Entertainment

Lily Allen's Anti-Trump Playlist Is Perfection

by Mary Grace Garis
JUSTIN TALLIS/AFP/Getty Images

It's hard to tune out the frustrating reality of an upcoming Donald Trump administration, but if you need any help, your favorite Brit-pop singer has you covered. On Friday, Lily Allen posted an anti-Trump playlist to Twitter, and you can bet that it is 24 tracks of pure catharsis. Brilliantly titled "He's Got The Whole World, In His Tiny Hands," the tracklist is chock-full of appropriate songs that sum up our storm cloud of negativity today — and hopefully, allow us to channel it in a healthier way than banging our head against a desk and screaming.

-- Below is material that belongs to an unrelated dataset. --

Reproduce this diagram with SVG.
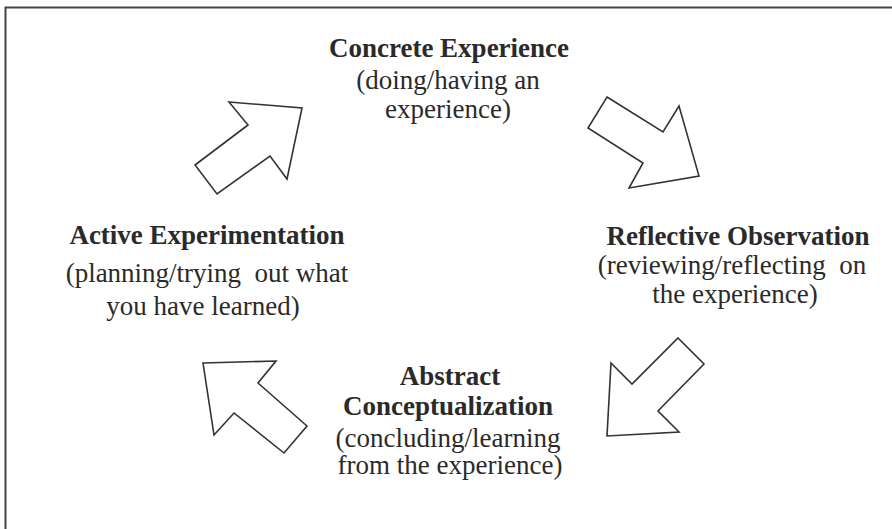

So, what exactly made the cut? The Clash's "Straight To Hell" shows up in the mix, and addresses all the injustices toward immigrants that seems to be the cornerstone of Trump's four-year plan (wall-building et al.). Nancy Sinatra's "Bang Bang" makes the cut, which at first lyrically seems out of place beyond the obvious references to shooting. Then again, this also seems like a good nod to the singer who recently tweeted about Trump's usage of her father's song "My Way" as his first dance with Melania Trump (which, of course starts with, "And now the end is near"). Simon and Garfunkel's "The Sound of Silence" gently soundtracks our regret (what more could we have done?) and quiet terror as we drive off into the uncertain future. And naturally, R.E.M.'s "It's The End Of The World As We Know It (And I Feel Fine)" — which unsurprisingly has been covered along the Brooklyn music circuit like wildfire — makes an appropriate appearance. Because, duh.

Most of all, though, it's lovely to hear Allen's own voice all over the playlist. Tracks like "The Fear" off 2009's It's Not Me, It's You definitely put a mellifluous balm over our own anxieties. Repurposed for this playlist, the song mixing satire in the verses (basically reading like a Trump rally speech) with genuine despair and confusion in the chorus: "I don't know what's right and what's real anymore, I don't know how I'm meant to feel anymore." It's joined by three of her other (occasionally profanity-laden) songs, which is sort of wonderful, given the context of our times. More than ever, it's important for women to be brash and outspoken, and who's better at that than Allen?

There will be plenty of ways for us to be outspoken in the next four years, but if right now you just need something to drown out the din of Trump stomping all over our country, lose yourself in Allen's playlist above.